Bye Aerospace explores using Sun Flyer 4 for on-demand charter services
The company is having discussions with charter services about using its Sun Flyer 4 aircraft to provide on-demand air taxi service.
Bye Aerospace (Denver, CO, US), the developer of the Sun Flyer 2 and Sun Flyer 4 family of electric aircraft, announced Oct. 15 it is having discussions with on-demand charter services about using its Sun Flyer 4 aircraft to provide on-demand air taxi service.
“Given the level of interest in more-efficient and more-affordable short-range air taxi service, we are being contacted by proactive, forward-thinking companies,” says George Bye, CEO of Bye Aerospace. “They understand the low-cost operating benefits and market potential of using 4-seat electric aircraft for a comfortable shorter-haul on-demand air transportation service. These short-haul on-demand routes include connections out of key business centers like the LA Basin, San Francisco, Atlanta, Dallas-Ft. Worth and Miami-Fort Lauderdale.”
The relatively high-speed 4-seat IFR-capable Sun Flyer 4 aircraft will closely follow the FAA certification of the Sun Flyer 2. Features of the 165-knot cruise speed Sun Flyer 4 include a 46-inch cabin width and a 850 lb. payload with a full airframe ballistic recovery parachute for safety. The payload capability, coupled with projected flight speed and modest, but capable, range is key to on-demand air services.

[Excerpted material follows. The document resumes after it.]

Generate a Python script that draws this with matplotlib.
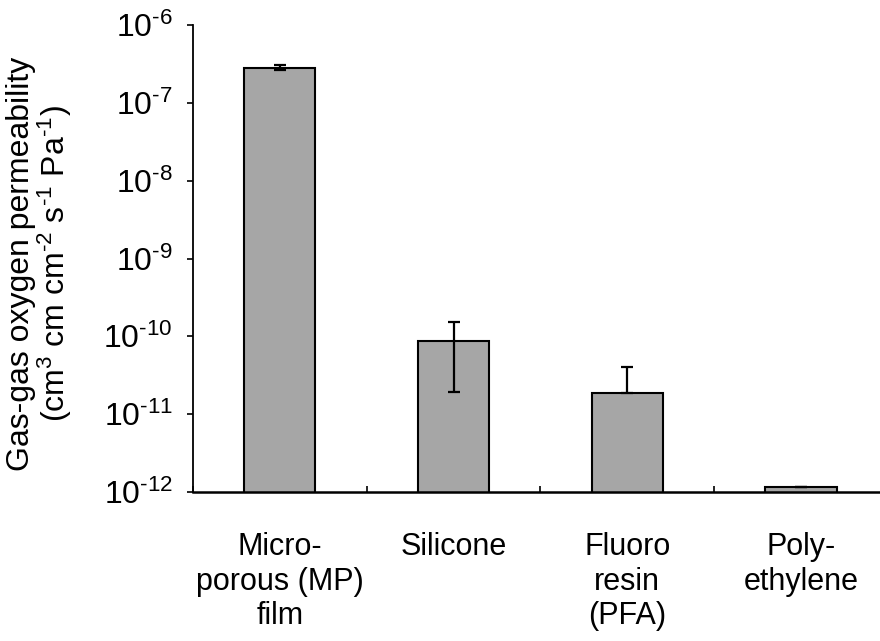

The Sun Flyer family of electric aircraft features good speed and altitude performance with low operating costs, low aircraft unit costs, low noise and the effective elimination of CO2 exhaust pollutants. Electric energy, or “fuel,” cost for Sun Flyer is multiples lower compared to the per-hour ops cost for piston-engine leaded avgas (aviation gasoline). The first prototype for the Sun Flyer 2 completed its first flight at Centennial Airport, south of Denver, on April 10, and a partnership with Siemens to collaborate on the electric propulsion system for Sun Flyer 2 was announced in late May.